§ **To do**: Retype, word for word, the lines between the ones holding "Write a Python" and "import plotly.graph_objects as go", inclusive; pictures stay out of the copy.

§ **Data to process**:

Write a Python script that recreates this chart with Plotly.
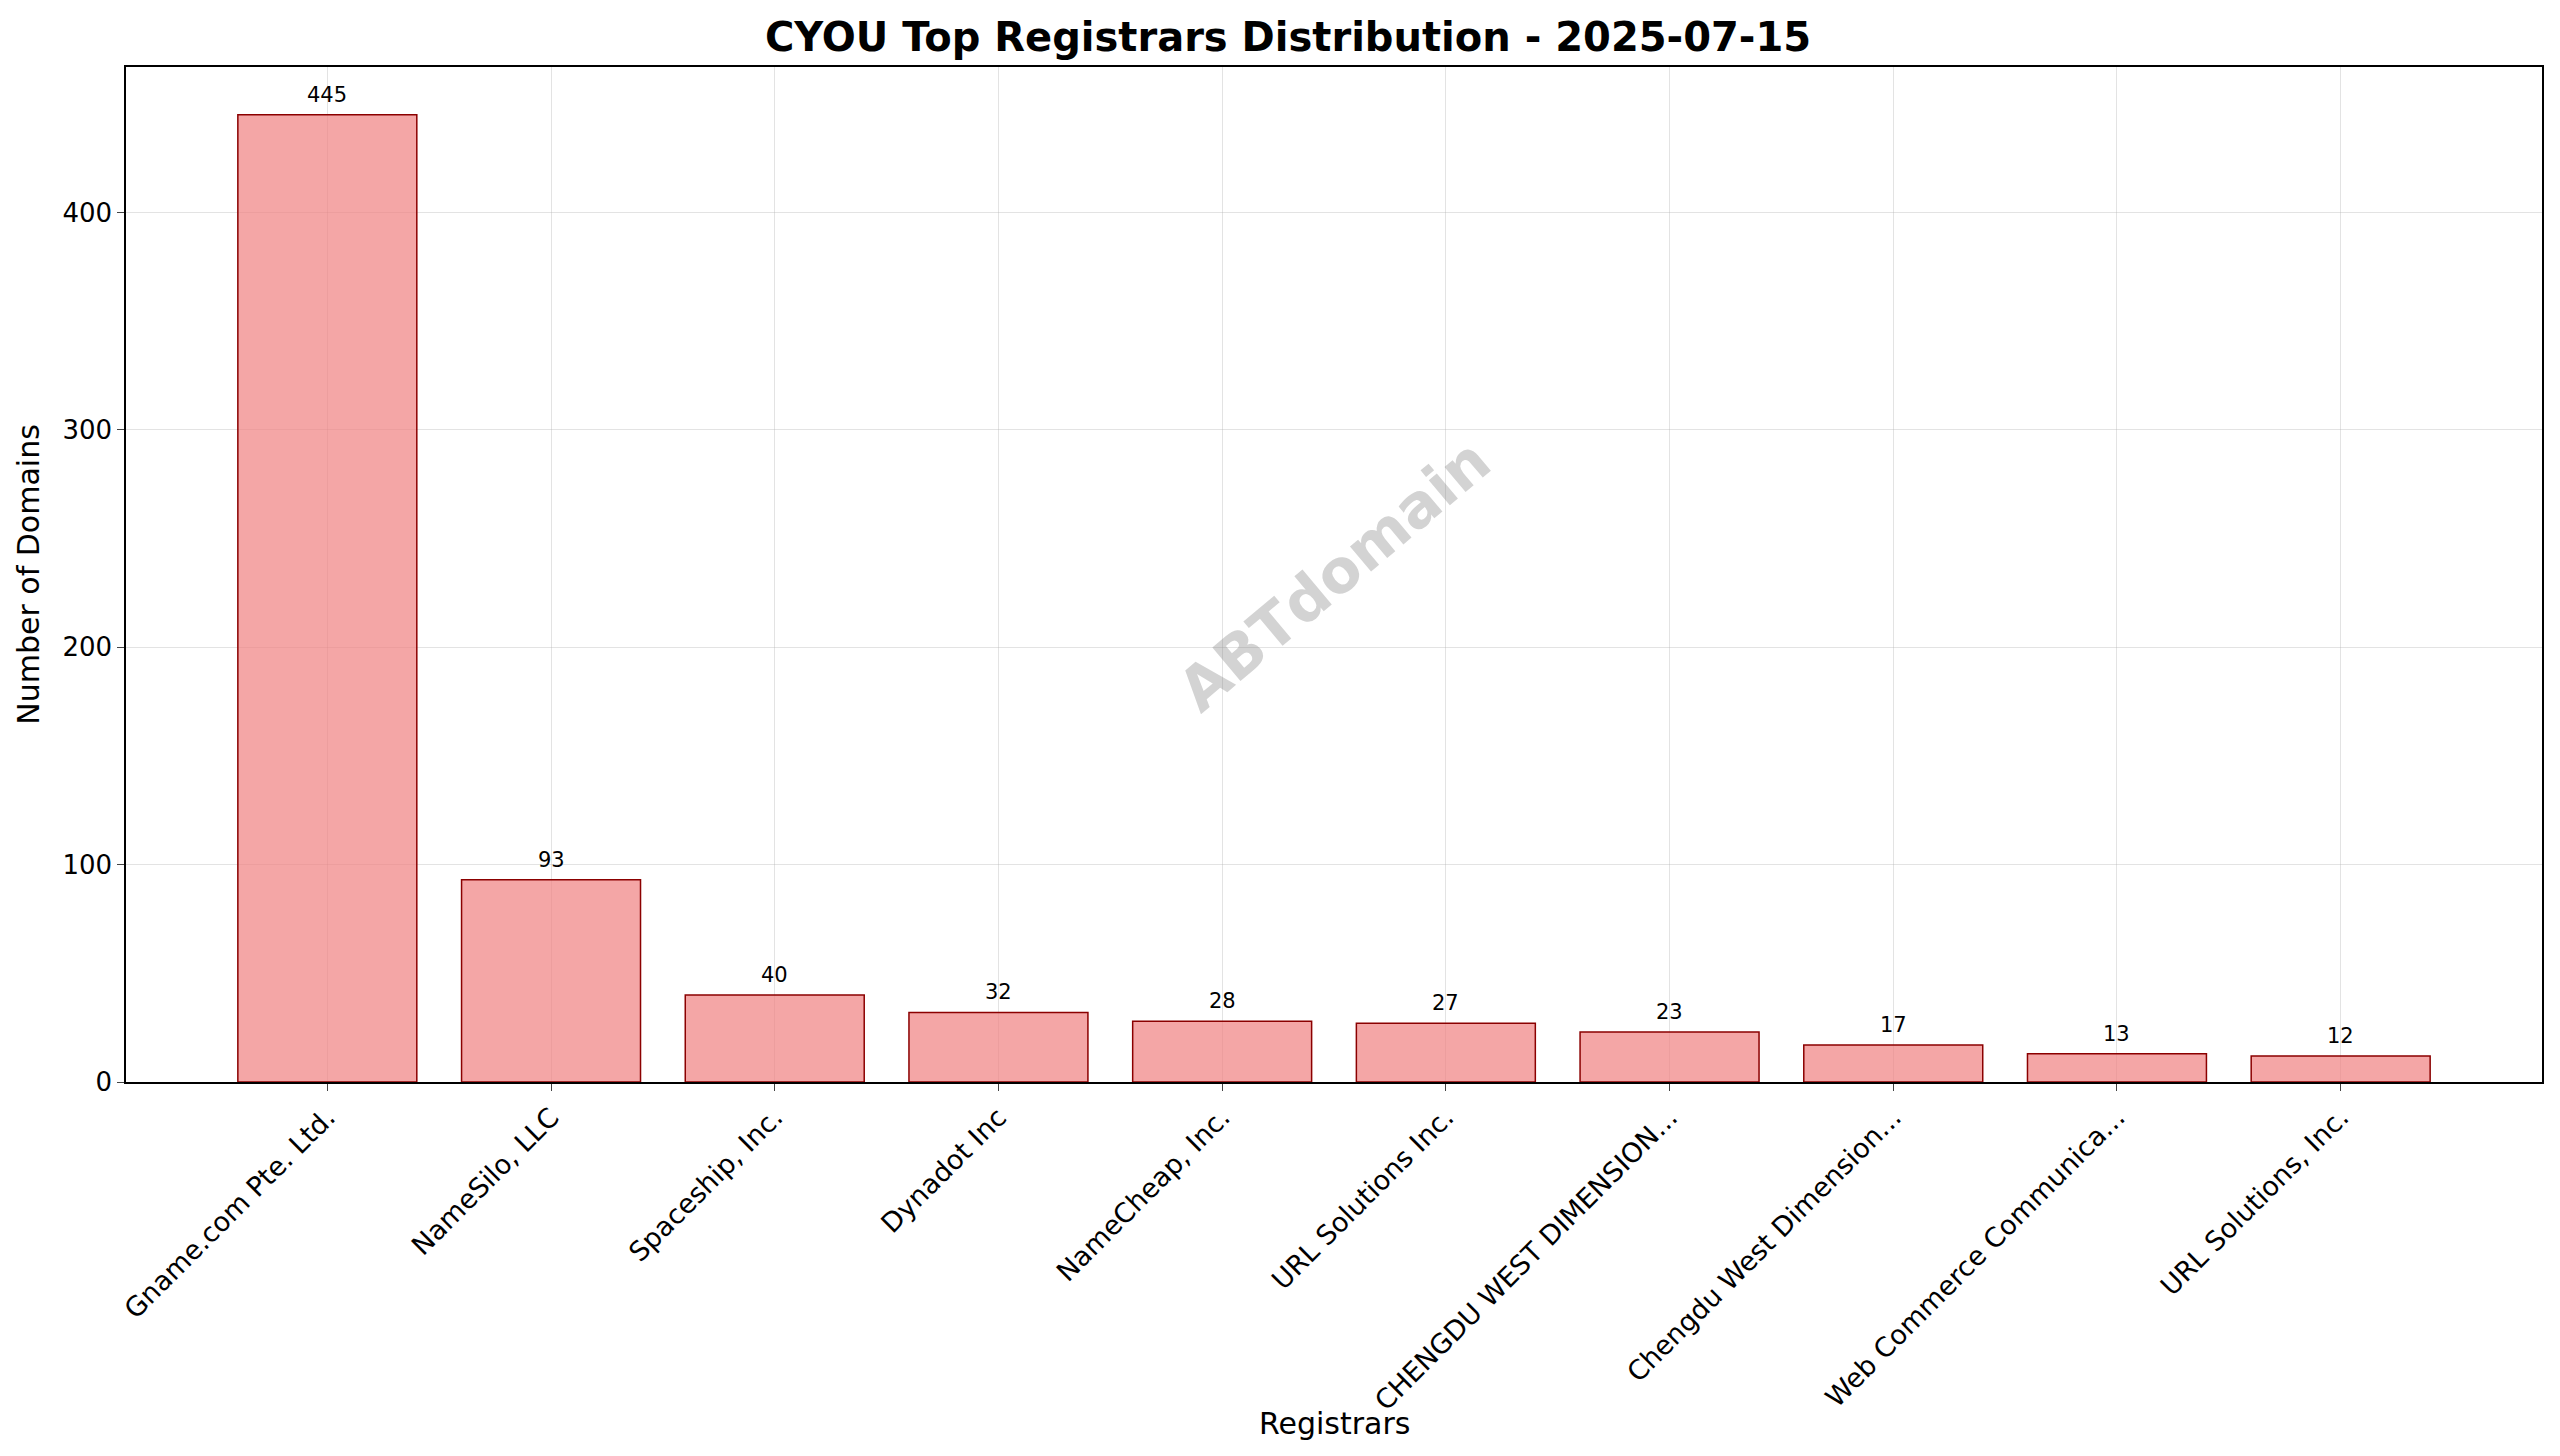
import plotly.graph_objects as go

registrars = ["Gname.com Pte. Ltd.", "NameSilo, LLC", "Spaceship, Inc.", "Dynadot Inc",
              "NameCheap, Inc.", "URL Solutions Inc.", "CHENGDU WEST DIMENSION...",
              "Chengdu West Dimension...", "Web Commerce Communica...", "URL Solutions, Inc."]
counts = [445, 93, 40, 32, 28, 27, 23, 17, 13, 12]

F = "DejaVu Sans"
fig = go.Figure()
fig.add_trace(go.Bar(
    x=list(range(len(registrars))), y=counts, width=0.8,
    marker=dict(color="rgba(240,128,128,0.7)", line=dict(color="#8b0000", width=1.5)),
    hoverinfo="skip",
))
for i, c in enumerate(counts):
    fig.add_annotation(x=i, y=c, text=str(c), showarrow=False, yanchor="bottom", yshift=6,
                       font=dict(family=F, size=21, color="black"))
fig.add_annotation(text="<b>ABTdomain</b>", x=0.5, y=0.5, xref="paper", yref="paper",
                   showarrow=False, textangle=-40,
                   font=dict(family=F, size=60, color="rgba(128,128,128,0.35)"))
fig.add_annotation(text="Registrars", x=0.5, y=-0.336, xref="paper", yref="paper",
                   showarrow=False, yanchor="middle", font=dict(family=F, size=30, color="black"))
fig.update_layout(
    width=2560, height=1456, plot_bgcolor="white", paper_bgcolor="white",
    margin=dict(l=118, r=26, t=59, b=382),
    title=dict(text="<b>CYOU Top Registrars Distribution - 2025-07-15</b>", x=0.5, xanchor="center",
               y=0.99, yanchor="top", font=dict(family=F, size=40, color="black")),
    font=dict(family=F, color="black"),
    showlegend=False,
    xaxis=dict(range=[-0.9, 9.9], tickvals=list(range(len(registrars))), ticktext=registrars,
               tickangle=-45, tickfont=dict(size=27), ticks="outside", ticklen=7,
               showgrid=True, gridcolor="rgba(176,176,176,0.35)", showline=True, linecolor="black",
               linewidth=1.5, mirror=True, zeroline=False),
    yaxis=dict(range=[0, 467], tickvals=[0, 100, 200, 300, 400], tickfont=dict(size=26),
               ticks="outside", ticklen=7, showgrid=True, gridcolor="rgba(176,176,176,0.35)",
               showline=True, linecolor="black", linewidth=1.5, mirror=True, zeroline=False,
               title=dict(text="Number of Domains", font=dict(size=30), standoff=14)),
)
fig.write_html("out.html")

---

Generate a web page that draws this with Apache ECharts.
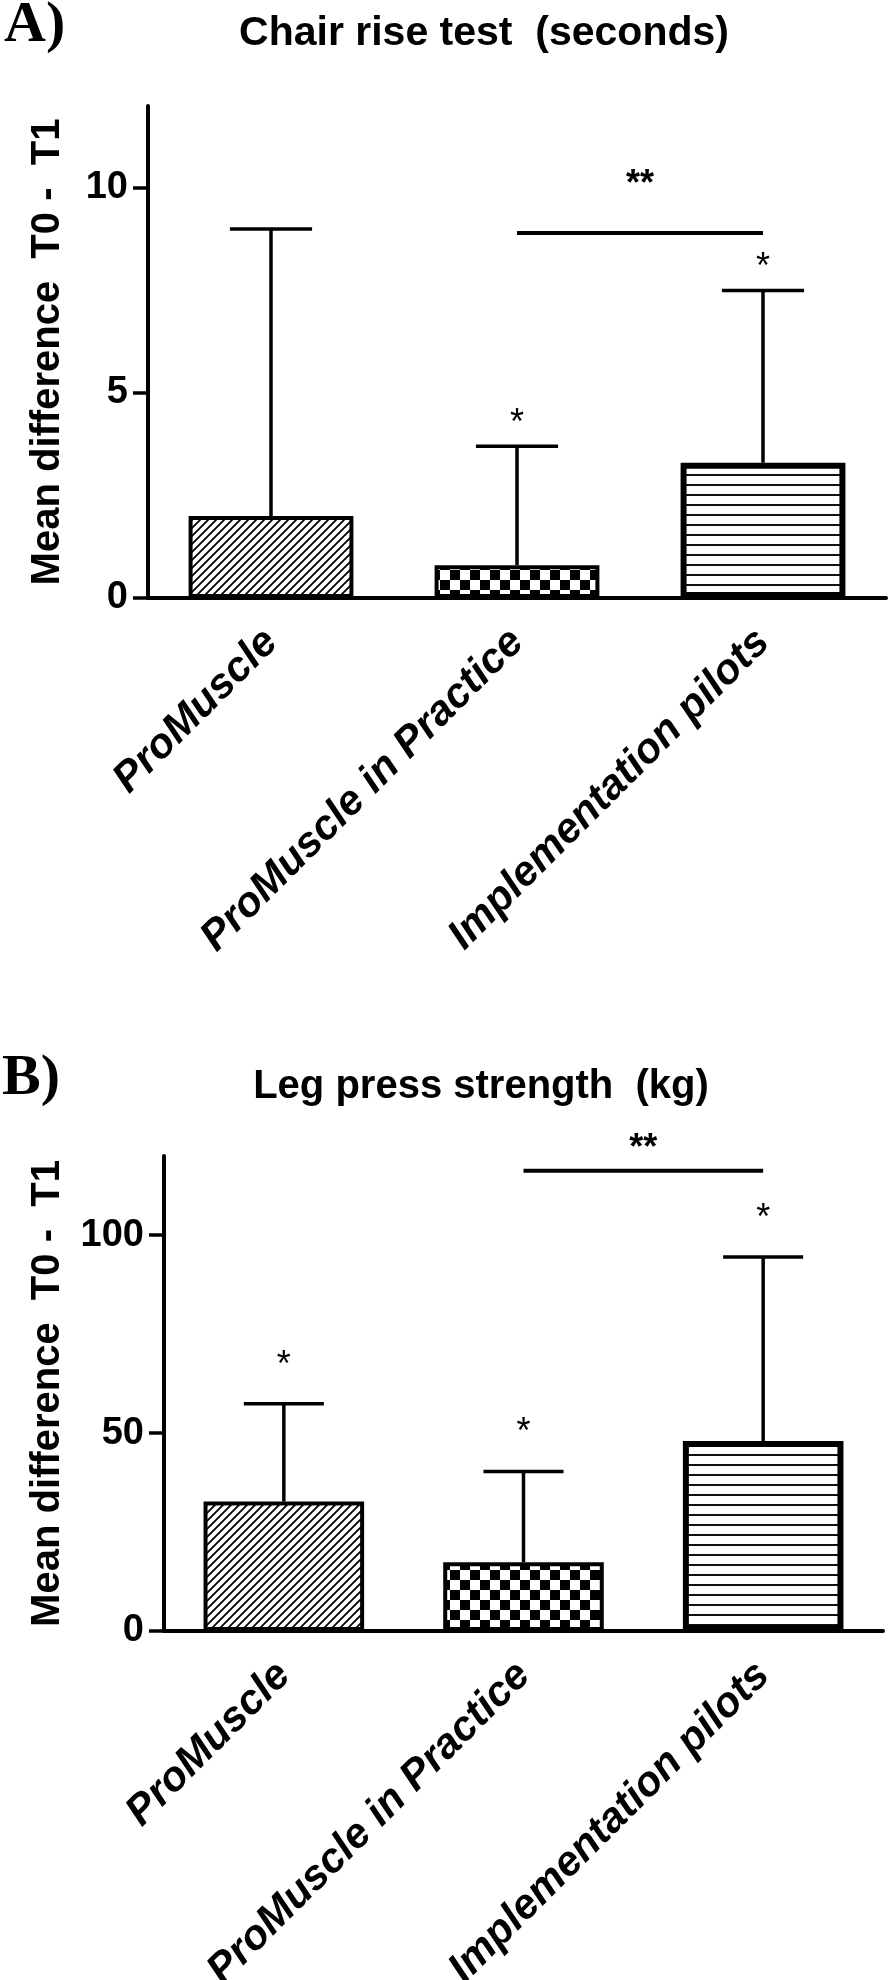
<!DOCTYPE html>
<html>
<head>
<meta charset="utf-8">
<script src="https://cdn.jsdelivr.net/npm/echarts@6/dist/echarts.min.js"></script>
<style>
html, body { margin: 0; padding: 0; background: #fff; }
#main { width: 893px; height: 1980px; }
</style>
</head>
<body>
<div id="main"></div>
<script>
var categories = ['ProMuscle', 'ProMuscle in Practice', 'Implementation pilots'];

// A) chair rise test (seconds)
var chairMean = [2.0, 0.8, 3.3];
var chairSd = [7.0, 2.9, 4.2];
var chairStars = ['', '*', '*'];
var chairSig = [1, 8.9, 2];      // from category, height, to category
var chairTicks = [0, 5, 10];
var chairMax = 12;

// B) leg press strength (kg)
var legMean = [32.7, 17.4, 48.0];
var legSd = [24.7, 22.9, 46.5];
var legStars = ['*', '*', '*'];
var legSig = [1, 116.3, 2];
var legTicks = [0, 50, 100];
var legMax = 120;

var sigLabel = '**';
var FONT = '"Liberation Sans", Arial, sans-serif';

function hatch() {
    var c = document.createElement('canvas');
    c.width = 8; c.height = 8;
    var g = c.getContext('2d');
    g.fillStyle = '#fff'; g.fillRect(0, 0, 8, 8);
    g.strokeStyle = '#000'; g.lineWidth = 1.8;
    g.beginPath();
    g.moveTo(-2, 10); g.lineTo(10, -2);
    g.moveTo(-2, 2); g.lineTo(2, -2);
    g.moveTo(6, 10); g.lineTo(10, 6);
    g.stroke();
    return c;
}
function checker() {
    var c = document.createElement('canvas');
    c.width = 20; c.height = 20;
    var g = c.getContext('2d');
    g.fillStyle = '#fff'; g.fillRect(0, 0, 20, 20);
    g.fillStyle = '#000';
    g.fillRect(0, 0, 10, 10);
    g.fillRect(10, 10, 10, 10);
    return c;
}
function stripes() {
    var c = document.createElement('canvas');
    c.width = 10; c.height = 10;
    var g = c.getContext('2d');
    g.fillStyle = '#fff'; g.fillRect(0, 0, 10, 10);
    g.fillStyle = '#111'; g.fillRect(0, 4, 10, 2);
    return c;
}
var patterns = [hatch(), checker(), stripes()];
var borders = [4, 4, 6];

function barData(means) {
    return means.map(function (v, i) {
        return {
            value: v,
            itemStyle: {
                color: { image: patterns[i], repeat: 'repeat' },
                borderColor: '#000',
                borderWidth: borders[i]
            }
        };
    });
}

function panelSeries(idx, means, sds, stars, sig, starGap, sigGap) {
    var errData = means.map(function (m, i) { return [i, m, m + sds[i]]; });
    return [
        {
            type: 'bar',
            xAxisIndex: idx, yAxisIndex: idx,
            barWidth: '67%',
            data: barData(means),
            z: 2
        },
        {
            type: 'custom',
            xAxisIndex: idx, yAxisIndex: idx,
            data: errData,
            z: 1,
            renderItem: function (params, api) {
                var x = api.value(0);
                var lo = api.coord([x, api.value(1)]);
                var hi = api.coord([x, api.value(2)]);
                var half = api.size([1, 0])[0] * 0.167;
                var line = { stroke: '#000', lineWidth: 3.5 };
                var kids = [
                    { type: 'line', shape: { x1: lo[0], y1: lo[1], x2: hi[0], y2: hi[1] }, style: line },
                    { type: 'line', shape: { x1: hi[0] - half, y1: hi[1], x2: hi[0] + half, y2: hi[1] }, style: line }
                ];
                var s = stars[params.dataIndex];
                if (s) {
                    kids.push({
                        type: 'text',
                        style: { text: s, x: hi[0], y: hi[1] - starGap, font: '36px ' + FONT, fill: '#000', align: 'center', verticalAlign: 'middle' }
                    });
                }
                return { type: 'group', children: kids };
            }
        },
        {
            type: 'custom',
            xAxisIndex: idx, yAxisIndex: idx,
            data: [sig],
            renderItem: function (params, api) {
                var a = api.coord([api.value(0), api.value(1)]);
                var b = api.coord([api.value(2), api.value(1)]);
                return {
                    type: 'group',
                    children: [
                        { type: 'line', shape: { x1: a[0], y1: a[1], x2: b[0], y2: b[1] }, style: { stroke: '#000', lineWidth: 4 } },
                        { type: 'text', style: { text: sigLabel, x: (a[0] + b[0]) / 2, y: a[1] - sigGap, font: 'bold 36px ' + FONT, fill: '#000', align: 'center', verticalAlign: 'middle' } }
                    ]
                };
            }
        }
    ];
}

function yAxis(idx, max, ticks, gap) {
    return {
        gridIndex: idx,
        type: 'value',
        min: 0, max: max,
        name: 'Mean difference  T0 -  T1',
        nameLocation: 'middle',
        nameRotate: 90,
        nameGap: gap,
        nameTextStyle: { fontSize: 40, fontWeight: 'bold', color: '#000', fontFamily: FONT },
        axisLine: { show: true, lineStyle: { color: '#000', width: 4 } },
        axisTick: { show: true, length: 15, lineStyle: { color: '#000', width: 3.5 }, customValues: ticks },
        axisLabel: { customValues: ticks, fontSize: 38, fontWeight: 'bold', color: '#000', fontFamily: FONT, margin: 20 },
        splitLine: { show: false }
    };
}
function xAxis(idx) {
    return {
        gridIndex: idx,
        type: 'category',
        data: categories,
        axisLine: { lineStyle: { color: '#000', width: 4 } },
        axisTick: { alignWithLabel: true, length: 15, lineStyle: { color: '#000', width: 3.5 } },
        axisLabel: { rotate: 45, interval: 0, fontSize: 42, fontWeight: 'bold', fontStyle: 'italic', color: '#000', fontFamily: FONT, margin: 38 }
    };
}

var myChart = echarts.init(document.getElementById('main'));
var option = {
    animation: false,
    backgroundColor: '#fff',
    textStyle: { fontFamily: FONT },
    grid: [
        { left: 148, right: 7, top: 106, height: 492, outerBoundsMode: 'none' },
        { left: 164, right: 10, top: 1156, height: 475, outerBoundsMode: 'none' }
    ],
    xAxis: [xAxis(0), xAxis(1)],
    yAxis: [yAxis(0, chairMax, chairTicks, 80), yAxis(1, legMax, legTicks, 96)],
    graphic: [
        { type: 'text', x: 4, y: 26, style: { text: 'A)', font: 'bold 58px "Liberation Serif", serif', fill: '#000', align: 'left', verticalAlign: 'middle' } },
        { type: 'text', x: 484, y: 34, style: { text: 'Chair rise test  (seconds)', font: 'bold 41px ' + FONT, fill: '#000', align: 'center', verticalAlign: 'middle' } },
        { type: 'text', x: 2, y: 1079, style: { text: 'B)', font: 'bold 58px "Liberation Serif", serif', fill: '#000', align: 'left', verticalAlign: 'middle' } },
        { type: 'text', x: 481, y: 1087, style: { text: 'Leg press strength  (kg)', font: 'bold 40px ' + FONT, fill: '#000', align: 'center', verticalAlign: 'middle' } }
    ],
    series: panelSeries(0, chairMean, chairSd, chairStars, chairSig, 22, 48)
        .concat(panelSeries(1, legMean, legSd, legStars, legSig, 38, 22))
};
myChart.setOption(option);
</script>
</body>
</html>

§ **Response to the task**:
Write a Python script that recreates this chart with Plotly.
import plotly.graph_objects as go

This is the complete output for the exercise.